Risen biscuits showed up as early as the late 1700s, when pearl ash from fires was used as a leavener, Southern food historian John Edgerton wrote in Southern Food: At Home, On the Road, In History (Alfred A. Knopf, 1987).
The American definition of “biscuit” was first noted in John Palmer’s 1818 Journal of Travels in the United States of North America, and in Lower Canada, according to The Food Timeline. By 1828, Webster defined biscuits as “a composition of flour and butter, made and baked in private families,” The Food Timeline reported.
Commercial baking soda and baking powder arrived in the mid-1800s, Edgerton found, but Southern cooks prepared more than risen biscuits. Beaten biscuits sans leavener appear true American creations connected with the mid-Atlantic and southern Appalachian regions.
“Long before soda and baking powder and yeast transformed the American biscuit into a soft and puffy bread, these queer, little, unleavened, hard biscuits had somehow found their way from parts unknown to the kitchens of the colonial South,” Edgerton wrote.
“Now just as mysteriously, beaten biscuits have all but disappeared.”
Edgerton noted their demise might have been due to the considerable time cooks spent beating or kneading air into the dough to make those biscuits light and fluffy. One old recipe calls for beating the biscuits at least 100 times, unless company was coming. Then, the biscuits would have been beaten many more times to ensure guests dined on the very best.
A dough-kneading machine patented in 1877 in New Jersey saved beaten biscuits from extinction, and they remained popular, especially for the upper South’s ham biscuits, which still show up in Virginia and North Carolina, Edgerton found.
For the most part, whether biscuits are beaten or risen, biscuit-making has almost become a lost art that many restaurant and home cooks seem happy to leave to processed food companies supplying frozen biscuits or pre-blended biscuit mix — just add liquid and stir.
Conduct a side-by-side tasting of a from-scratch biscuit and a prefabricated one, and you’ll likely find that favorite, supposedly “homemade” fast food sausage biscuit is lacking.
“To me, the perfect biscuit is very, very light, fluffy, not too tall,” Fitzpatrick said. “I like when you open a biscuit and it has the little crevices where you can spread butter, and it kind of goes down and becomes part of the biscuit.”
Biscuits are not difficult to prepare. They’re worth the effort, especially in spring when North Carolina’s fresh berry season begins with strawberries and moves into blackberries and blueberries, perfect for classic shortcake. As summer arrives, fresh peaches replace berries.
No matter if biscuits are savory to serve alongside fried chicken or a little sweet to layer with fresh fruit and whipped cream for shortcake, the recipe is simple.
An easy biscuit formula starts with 2 cups of self-rising, unbleached, all-purpose flour and ¼ to ½ cup of lard or butter.
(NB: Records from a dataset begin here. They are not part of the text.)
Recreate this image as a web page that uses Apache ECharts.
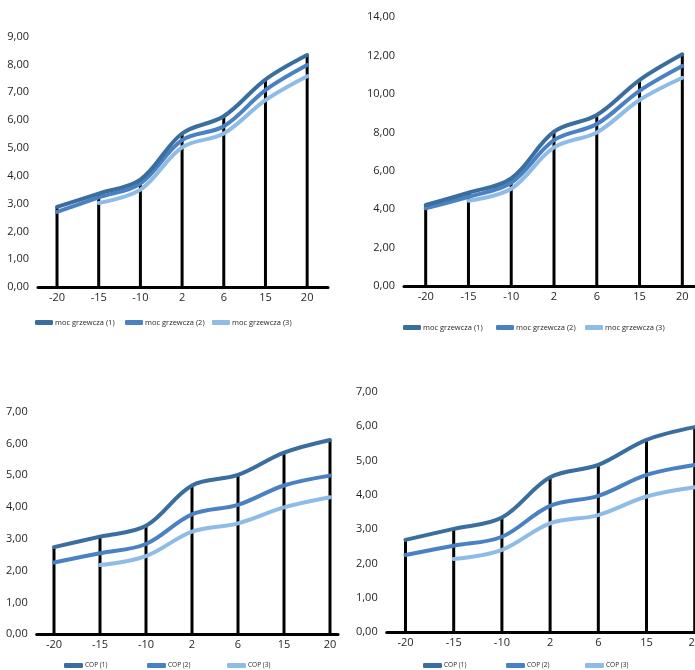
<!DOCTYPE html>
<html><head><meta charset="utf-8">
<script src="https://cdn.jsdelivr.net/npm/echarts@6/dist/echarts.min.js"></script>
<style>html,body{margin:0;padding:0;background:#fff}#c{width:695px;height:670px}</style>
</head><body><div id="c"></div>
<script>
// ---- data ----
const categories = ['-20', '-15', '-10', '2', '6', '15', '20'];

const heatNames = ['moc grzewcza (1)', 'moc grzewcza (2)', 'moc grzewcza (3)'];
const copNames = ['COP (1)', 'COP (2)', 'COP (3)'];

// panel top-left
const heatA1 = [2.88, 3.36, 3.86, 5.52, 6.14, 7.46, 8.34];
const heatA2 = [2.70, 3.22, 3.72, 5.28, 5.78, 7.08, 7.98];
const heatA3 = [null, 3.02, 3.50, 5.02, 5.52, 6.72, 7.58];
// panel top-right
const heatB1 = [4.22, 4.86, 5.61, 8.04, 8.91, 10.73, 12.07];
const heatB2 = [4.05, 4.65, 5.38, 7.60, 8.44, 10.17, 11.46];
const heatB3 = [null, 4.44, 5.07, 7.22, 8.00, 9.69, 10.85];
// panel bottom-left
const copA1 = [2.74, 3.07, 3.41, 4.68, 5.01, 5.71, 6.11];
const copA2 = [2.26, 2.55, 2.84, 3.77, 4.07, 4.68, 4.99];
const copA3 = [null, 2.18, 2.46, 3.23, 3.49, 3.99, 4.31];
// panel bottom-right
const copB1 = [2.69, 3.01, 3.34, 4.51, 4.87, 5.60, 5.97];
const copB2 = [2.25, 2.52, 2.78, 3.68, 3.97, 4.58, 4.87];
const copB3 = [null, 2.13, 2.40, 3.17, 3.41, 3.95, 4.22];

const yTicksHeatA = { max: 9, interval: 1 };
const yTicksHeatB = { max: 14, interval: 2 };
const yTicksCopA = { max: 7, interval: 1 };
const yTicksCopB = { max: 7, interval: 1 };

// ---- styling / layout ----
const colors = ['#3a6e9e', '#4a81c3', '#8fbce6'];
const FONT = 'Open Sans';
const panels = [
  { grid: { left: 38, top: 36.7, width: 290, height: 250.3 }, xmin: -0.456, xmax: 6.5,
    y: yTicksHeatA, names: heatNames, data: [heatA1, heatA2, heatA3],
    legendTop: 318.5, legendLeft: [35, 125, 212], legendFont: 7.5, iconW: 18 },
  { grid: { left: 404, top: 17.3, width: 299.7, height: 268.7 }, xmin: -0.507, xmax: 6.5,
    y: yTicksHeatB, names: heatNames, data: [heatB1, heatB2, heatB3],
    legendTop: 323.5, legendLeft: [403, 496, 585], legendFont: 7.5, iconW: 18 },
  { grid: { left: 36.7, top: 411.7, width: 301.3, height: 222.6 }, xmin: -0.376, xmax: 6.174,
    y: yTicksCopA, names: copNames, data: [copA1, copA2, copA3],
    legendTop: 662, legendLeft: [64, 147, 227], legendFont: 6.5, iconW: 19 },
  { grid: { left: 386.7, top: 391.7, width: 327.3, height: 240.6 }, xmin: -0.39, xmax: 6.4,
    y: yTicksCopB, names: copNames, data: [copB1, copB2, copB3],
    legendTop: 662, legendLeft: [423, 506, 585], legendFont: 6.5, iconW: 19 }
];

const fmt = v => v.toFixed(2).replace('.', ',');
const option = { animation: false, grid: [], xAxis: [], yAxis: [], series: [], legend: [] };

panels.forEach((p, gi) => {
  option.grid.push(Object.assign({ containLabel: false, outerBoundsMode: 'none' }, p.grid));
  option.xAxis.push({
    type: 'value', gridIndex: gi, min: p.xmin, max: p.xmax,
    axisLine: { show: true, onZero: false, lineStyle: { color: '#000', width: 3 } },
    axisTick: { show: false }, splitLine: { show: false },
    axisLabel: {
      customValues: categories.map((c, i) => i),
      formatter: v => categories[Math.round(v)],
      color: '#231f20', fontFamily: FONT, fontSize: 11, margin: 5
    }
  });
  option.yAxis.push({
    type: 'value', gridIndex: gi, min: 0, max: p.y.max, interval: p.y.interval,
    axisLine: { show: false }, axisTick: { show: false }, splitLine: { show: false },
    axisLabel: { formatter: fmt, color: '#231f20', fontFamily: FONT, fontSize: 11, margin: 9 }
  });
  // drop lines from axis to highest point
  const tops = categories.map((c, i) => [i, Math.max(...p.data.map(s => s[i] == null ? 0 : s[i]))]);
  option.series.push({
    type: 'bar', xAxisIndex: gi, yAxisIndex: gi, data: tops, barWidth: 3,
    itemStyle: { color: '#000' }, z: 1, silent: true
  });
  p.data.forEach((arr, si) => {
    option.series.push({
      name: p.names[si], type: 'line', xAxisIndex: gi, yAxisIndex: gi,
      data: arr.map((v, i) => [i, v]), smooth: 0.35, symbol: 'none',
      connectNulls: false,
      lineStyle: { color: colors[si], width: 4, cap: 'round', join: 'round' },
      itemStyle: { color: colors[si] }, z: 3 + (2 - si)
    });
  });
  p.names.forEach((n, si) => {
    option.legend.push({
      data: [{ name: n, icon: 'roundRect', itemStyle: { color: colors[si] } }],
      left: p.legendLeft[si], top: p.legendTop, itemWidth: p.iconW, itemHeight: 5, itemGap: 0,
      padding: 0, selectedMode: false,
      textStyle: { fontFamily: FONT, fontSize: p.legendFont, color: '#231f20', padding: [0, 0, 0, -3] }
    });
  });
});

echarts.init(document.getElementById('c'), null, { renderer: 'canvas' }).setOption(option);
</script></body></html>
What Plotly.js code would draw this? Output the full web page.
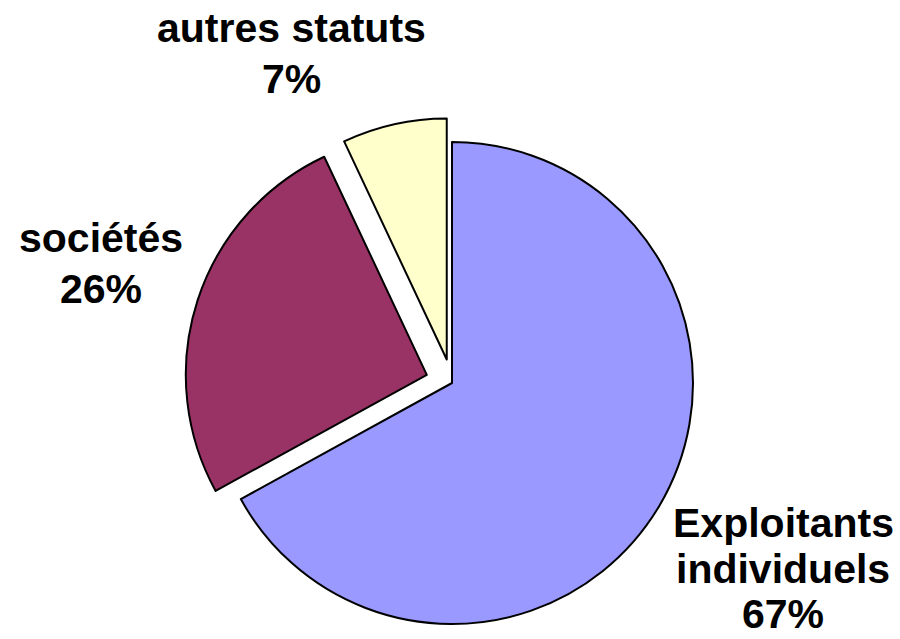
<!DOCTYPE html>
<html>
<head>
<meta charset="utf-8">
<script src="https://cdn.plot.ly/plotly-3.0.1.min.js"></script>
<style>
  html, body { margin: 0; padding: 0; background: #ffffff; }
  #wrap { width: 900px; height: 639px; overflow: hidden; position: relative; }
</style>
</head>
<body>
<div id="wrap"><div id="chart"></div></div>
<script>
// ---- data ----
const categories = ["Exploitants\nindividuels", "sociétés", "autres statuts"];
const shares = [67, 26, 7];
const colors = ["#9999FF", "#993366", "#FFFFCC"];
const pulls = [0, 0.11, 0.1];

// ---- layout helpers (label placement in pixels) ----
const W = 900, H = 660;
const FS = 41;
const labelCenterX = [783, 101, 291];
const labelBaselines = [[537, 583, 628], [252, 303], [42, 93]];

function px(x) { return x / W; }
function py(y) { return 1 - y / H; }

const annotations = [];
categories.forEach((cat, i) => {
  const lines = cat.split("\n").concat([shares[i] + "%"]);
  lines.forEach((line, j) => {
    annotations.push({
      text: line,
      xref: "paper", yref: "paper",
      x: px(labelCenterX[i]),
      y: py(labelBaselines[i][j] - 0.3465 * FS),
      xanchor: "center", yanchor: "middle",
      showarrow: false,
      font: { family: "Liberation Sans, Arial, sans-serif", size: FS, color: "#000000", weight: "bold" }
    });
  });
});

const trace = {
  type: "pie",
  labels: categories.map(c => c.replace("\n", " ")),
  values: shares,
  sort: false,
  direction: "clockwise",
  rotation: 0,
  pull: pulls,
  textinfo: "none",
  hoverinfo: "label+percent",
  marker: { colors: colors, line: { color: "#000000", width: 2 } },
  domain: { x: [px(184.5), px(719.5)], y: [1 - 650.5 / H, 1 - 115.5 / H] },
  showlegend: false
};

const layout = {
  width: W, height: H,
  margin: { l: 0, r: 0, t: 0, b: 0 },
  paper_bgcolor: "#ffffff",
  plot_bgcolor: "#ffffff",
  showlegend: false,
  annotations: annotations
};

Plotly.newPlot("chart", [trace], layout, { displayModeBar: false, staticPlot: true });
</script>
</body>
</html>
Blend about 1 to 2 tablespoons of sugar into the flour if you’re making a sweet biscuit for shortbread.
Using a pastry cutter, cut the fat into the flour until the mixture resembles cornmeal. Lightly stir in about a cup of cold milk or buttermilk.
Flour a board and gently roll out the dough, using an ultra-light touch so as not incorporate much more flour. Maintain a light dusting and touch to prevent sticky dough. As an alternate to rolling, flour your hands, pick up pieces of the dough and form them into disks about ¾-inch thick.
Either way, always handle gently. Overworking the dough leads to hard biscuits. If the dough seems too sticky, and you don’t want to risk rolling or handling, make what are called “drop biscuits,” which Fitzpatrick said was her mother’s preference for shortcake. Drop heaping tablespoonfuls of dough onto a pan.
Bake biscuits in a hot oven, 400 to 450 degrees, for 10-15 minutes.
Biscuit recipes are usually not exact. Humidity, the type of baking pan used (sheet or cast-iron skillet), the fat chosen, whether cooks prefer milk, buttermilk or high-fat cream and the brand of flour selected all affect the process and results. Those are not reasons to be intimated but rather to test what works best for individual cooks’ tastes, Fitzpatrick said.
“The first thing to do is not worry about the outcome,” she said.
“To me that the best part of being in the kitchen is falling into recipes you never expected and just discovering,” Fitzpatrick added. “Biscuits are fun.”
If biscuits come out hard or ugly, no worries. Put them on a plate and smother them with sausage gravy, a fSouthern specialty loved at breakfast and fine for dinner.
“The one thing about biscuits is they’re good at every meal,” Fitzpatrick said. “Everybody will come and eat biscuits.”